SPEECH GREETING REPRESENTATIVE FROM GUATEMALA AND SALVADOR

 

August 2, 1880

Washington, D.C.

 

MR. MINISTER: In receiving you in your honorable character of envoy extraordinary and minister plenipotentiary of the republics of Guatemala and Salvador, I feel pleasure in expressing the satisfaction with which I receive the friendly sentiments of those governments made known through you, and the assurances you proffer of their happy appreciation of the strength and prosperity of the people of the United States and their purpose to follow in the same path of the attainment of like beneficent results. With union and stability in their government, unfailing faith in the American system of free and equal institutions and courageous efforts toward the development of varied and rich natural resources of their country, the Central American states cannot but raise the portion of the continent to its true position among the nations of the world. The extension of foreign commerce between that opulent and advancing region and the neighboring states must needs keep pace with the looked-for growth of material prosperity at home, and it will be the earnest endeavor of this government to meet and assist the efforts you are charged to make in this direction. The policy of this government has been of late to be represented by the same minister near the governments of the five Central American republics, and I notice with gratification that the two states that now accredit you have continued this policy exemplified in the case of your predecessor, by giving to the same enlightened minister their representation at this capital. This course I am glad to regard as indicating continued progress toward unity in all those commonwealths in their foreign relations, and as giving promise of assimilation in the great interests of domestic government which are common to them all, and which, I sincerely hope, may become the basis of a federal union between them. As for yourself, Mr.

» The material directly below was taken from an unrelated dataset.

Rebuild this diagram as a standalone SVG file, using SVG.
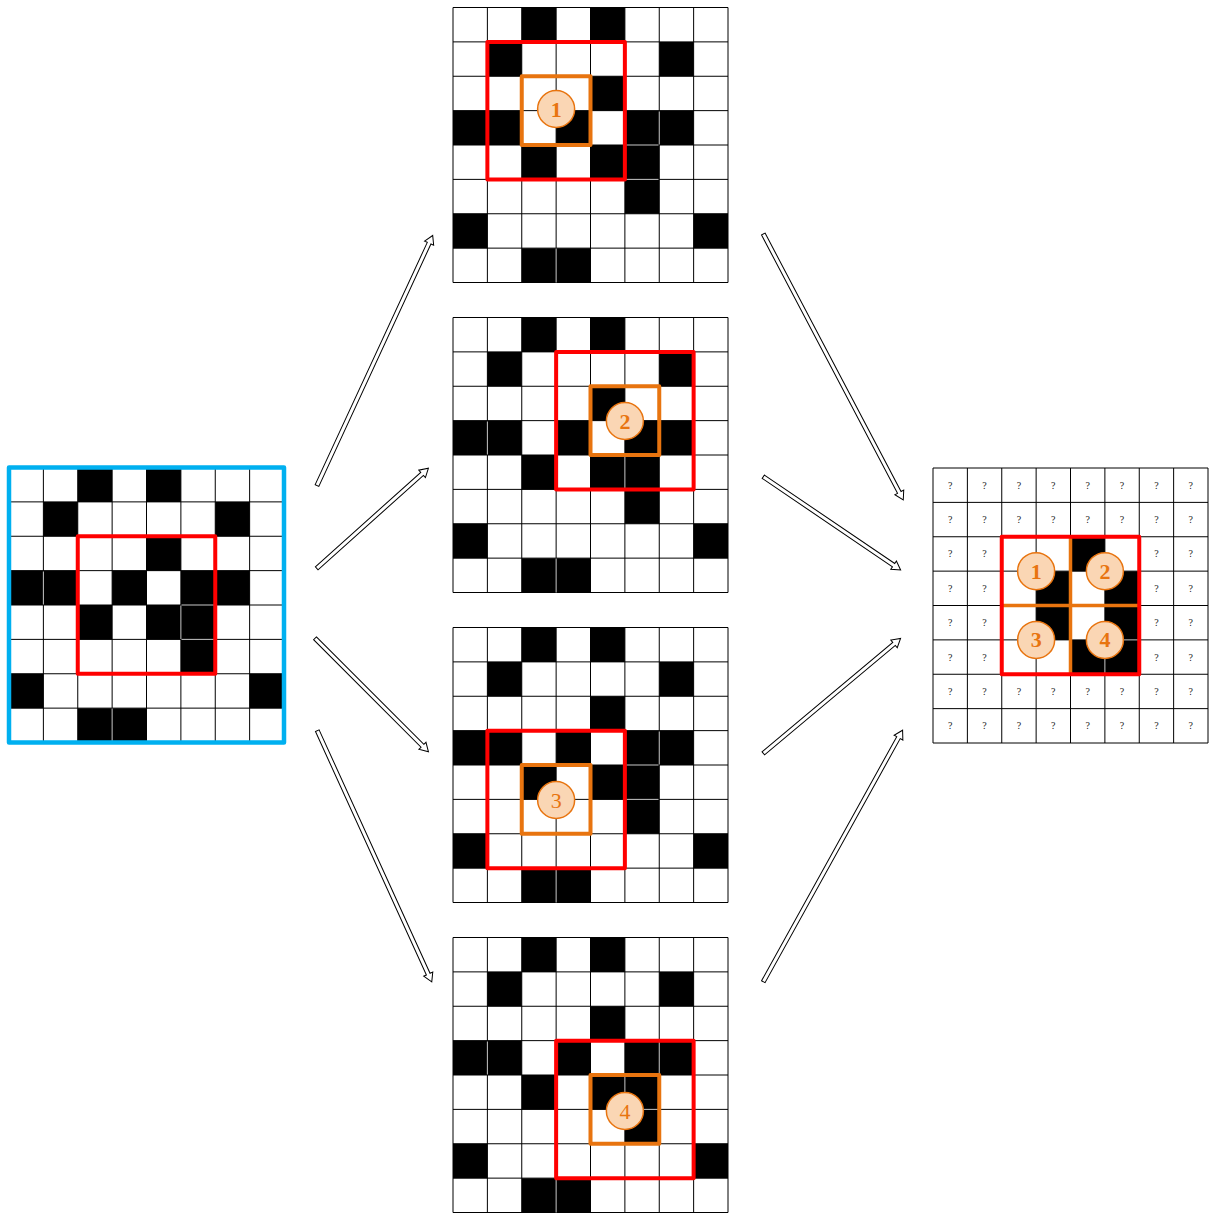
<svg xmlns="http://www.w3.org/2000/svg" xmlns:xlink="http://www.w3.org/1999/xlink" width="1210" height="1214" viewBox="0 0 1210 1214">
<style>
.blk{fill:#000}
.gl{fill:none;stroke:#000;stroke-width:1}
.sep{fill:none;stroke:#c8c8c8;stroke-width:1}
.red{fill:none;stroke:#FF0000;stroke-width:4;stroke-linejoin:round}
.org{fill:none;stroke:#E8740F;stroke-width:4;stroke-linejoin:round}
.orgl{fill:none;stroke:#E8740F;stroke-width:3.5}
.blue{fill:none;stroke:#00B0F0;stroke-width:4.5;stroke-linejoin:round}
.circ{fill:#FAD6B4;stroke:#E8740F;stroke-width:1.5}
.num{font-family:"Liberation Serif",serif;font-size:22px;font-weight:bold;fill:#E8740F;text-anchor:middle}
.numr{font-family:"Liberation Serif",serif;font-size:22px;font-weight:normal;fill:#E8740F;text-anchor:middle}
.q{font-family:"Liberation Serif",serif;font-size:10px;fill:#222;text-anchor:middle}
.arr{fill:#fff;stroke:#000;stroke-width:1;stroke-linejoin:miter}
</style>
<defs>
<path id="gridlines" class="gl" d="M0,0H275M0,34.375H275M0,68.75H275M0,103.125H275M0,137.5H275M0,171.875H275M0,206.25H275M0,240.625H275M0,275H275M0,0V275M34.375,0V275M68.75,0V275M103.125,0V275M137.5,0V275M171.875,0V275M206.25,0V275M240.625,0V275M275,0V275"/>
<g id="board">
<rect width="275" height="275" fill="#fff"/>
<path class="blk" d="M68.75,0h34.375v34.375h-34.375z M137.5,0h34.375v34.375h-34.375z M34.375,34.375h34.375v34.375h-34.375z M206.25,34.375h34.375v34.375h-34.375z M137.5,68.75h34.375v34.375h-34.375z M0,103.125h68.75v34.375h-68.75z M103.125,103.125h34.375v34.375h-34.375z M171.875,103.125h68.75v34.375h-68.75z M68.75,137.5h34.375v34.375h-34.375z M137.5,137.5h68.75v34.375h-68.75z M171.875,171.875h34.375v34.375h-34.375z M0,206.25h34.375v34.375h-34.375z M240.625,206.25h34.375v34.375h-34.375z M68.75,240.625h68.75v34.375h-68.75z"/>
<use xlink:href="#gridlines"/>
<path class="sep" d="M34.375,104V137M206.25,104V137M171.875,138V171.5M103.125,241V275M172.5,137.5H205.5M172.5,171.875H205.5"/>
</g>
</defs>

<g id="input-grid" transform="translate(9,467.5)">
<use xlink:href="#board"/>
<rect class="blue" x="0" y="0" width="275" height="275"/>
<rect class="red" x="68.75" y="68.75" width="137.5" height="137.5"/>
</g>

<g id="window-1" transform="translate(453,7.5)">
<use xlink:href="#board"/>
<rect class="red" x="34.375" y="34.375" width="137.5" height="137.5"/>
<rect class="org" x="68.75" y="68.75" width="68.75" height="68.75"/>
<circle class="circ" cx="103.125" cy="101.5" r="18.5"/>
<text class="num" x="103.125" y="109">1</text>
</g>

<g id="window-2" transform="translate(453,317.5)">
<use xlink:href="#board"/>
<rect class="red" x="103.125" y="34.375" width="137.5" height="137.5"/>
<rect class="org" x="137.5" y="68.75" width="68.75" height="68.75"/>
<circle class="circ" cx="171.875" cy="103.5" r="18.5"/>
<text class="num" x="171.875" y="111">2</text>
</g>

<g id="window-3" transform="translate(453,627.5)">
<use xlink:href="#board"/>
<rect class="red" x="34.375" y="103.125" width="137.5" height="137.5"/>
<rect class="org" x="68.75" y="137.5" width="68.75" height="68.75"/>
<circle class="circ" cx="103.125" cy="172.5" r="18.5"/>
<text class="numr" x="103.125" y="180">3</text>
</g>

<g id="window-4" transform="translate(453,937.5)">
<use xlink:href="#board"/>
<rect class="red" x="103.125" y="103.125" width="137.5" height="137.5"/>
<rect class="org" x="137.5" y="137.5" width="68.75" height="68.75"/>
<circle class="circ" cx="171.875" cy="173.5" r="18.5"/>
<text class="numr" x="171.875" y="181">4</text>
</g>

<g id="output-grid" transform="translate(933,468)">
<rect width="275" height="275" fill="#fff"/>
<path class="blk" d="M137.5,68.75h34.375v34.375h-34.375z M103.125,103.125h34.375v68.75h-34.375z M171.875,103.125h34.375v68.75h-34.375z M137.5,171.875h68.75v34.375h-68.75z"/>
<use xlink:href="#gridlines"/>
<path class="sep" d="M171.875,172.5V205.5M172.5,171.875H205.5"/>
<g class="q">
<text x="17.19" y="20.7">?</text><text x="51.56" y="20.7">?</text><text x="85.94" y="20.7">?</text><text x="120.31" y="20.7">?</text><text x="154.69" y="20.7">?</text><text x="189.06" y="20.7">?</text><text x="223.44" y="20.7">?</text><text x="257.81" y="20.7">?</text>
<text x="17.19" y="55.1">?</text><text x="51.56" y="55.1">?</text><text x="85.94" y="55.1">?</text><text x="120.31" y="55.1">?</text><text x="154.69" y="55.1">?</text><text x="189.06" y="55.1">?</text><text x="223.44" y="55.1">?</text><text x="257.81" y="55.1">?</text>
<text x="17.19" y="89.4">?</text><text x="51.56" y="89.4">?</text><text x="223.44" y="89.4">?</text><text x="257.81" y="89.4">?</text>
<text x="17.19" y="123.8">?</text><text x="51.56" y="123.8">?</text><text x="223.44" y="123.8">?</text><text x="257.81" y="123.8">?</text>
<text x="17.19" y="158.2">?</text><text x="51.56" y="158.2">?</text><text x="223.44" y="158.2">?</text><text x="257.81" y="158.2">?</text>
<text x="17.19" y="192.6">?</text><text x="51.56" y="192.6">?</text><text x="223.44" y="192.6">?</text><text x="257.81" y="192.6">?</text>
<text x="17.19" y="226.9">?</text><text x="51.56" y="226.9">?</text><text x="85.94" y="226.9">?</text><text x="120.31" y="226.9">?</text><text x="154.69" y="226.9">?</text><text x="189.06" y="226.9">?</text><text x="223.44" y="226.9">?</text><text x="257.81" y="226.9">?</text>
<text x="17.19" y="261.3">?</text><text x="51.56" y="261.3">?</text><text x="85.94" y="261.3">?</text><text x="120.31" y="261.3">?</text><text x="154.69" y="261.3">?</text><text x="189.06" y="261.3">?</text><text x="223.44" y="261.3">?</text><text x="257.81" y="261.3">?</text>
</g>
<path class="orgl" d="M137.5,68.75V206.25M68.75,137.5H206.25"/>
<rect class="red" x="68.75" y="68.75" width="137.5" height="137.5"/>
<circle class="circ" cx="103.125" cy="103.125" r="18.5"/>
<text class="num" x="103.125" y="110.6">1</text>
<circle class="circ" cx="171.875" cy="103.125" r="18.5"/>
<text class="num" x="171.875" y="110.6">2</text>
<circle class="circ" cx="103.125" cy="171.875" r="18.5"/>
<text class="num" x="103.125" y="179.4">3</text>
<circle class="circ" cx="171.875" cy="171.875" r="18.5"/>
<text class="num" x="171.875" y="179.4">4</text>
</g>

<g id="connectors">
<path class="arr" transform="translate(317,485.5) rotate(-65.17)" d="M0,-2H267V-5L275.5,0L267,5V2H0Z"/>
<path class="arr" transform="translate(316.7,568.3) rotate(-41.86)" d="M0,-2H141.5V-5L150,0L141.5,5V2H0Z"/>
<path class="arr" transform="translate(315,638.3) rotate(45.02)" d="M0,-2H152V-5L160.5,0L152,5V2H0Z"/>
<path class="arr" transform="translate(317.3,730.7) rotate(65.5)" d="M0,-2H267.5V-5L276,0L267.5,5V2H0Z"/>
<path class="arr" transform="translate(763.3,234) rotate(62.24)" d="M0,-2H292V-5L300.5,0L292,5V2H0Z"/>
<path class="arr" transform="translate(763.3,476.7) rotate(34.18)" d="M0,-2H157.5V-5L166,0L157.5,5V2H0Z"/>
<path class="arr" transform="translate(763.3,753.3) rotate(-39.93)" d="M0,-2H170.5V-5L179,0L170.5,5V2H0Z"/>
<path class="arr" transform="translate(763.3,981.7) rotate(-61.02)" d="M0,-2H279V-5L287.5,0L279,5V2H0Z"/>
</g>
</svg>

Minister, a knowledge of your high personal qualities and attainment has preceded your advent in our midst, and I find therein no slight ground to flatter myself that the intercourse thus opened between you and the executive of the United States will be fraught with mutual benefits and kindly associations of goodwill that will not be slow to make themselves felt in the reciprocal relations of this government and the Central American governments which you represent.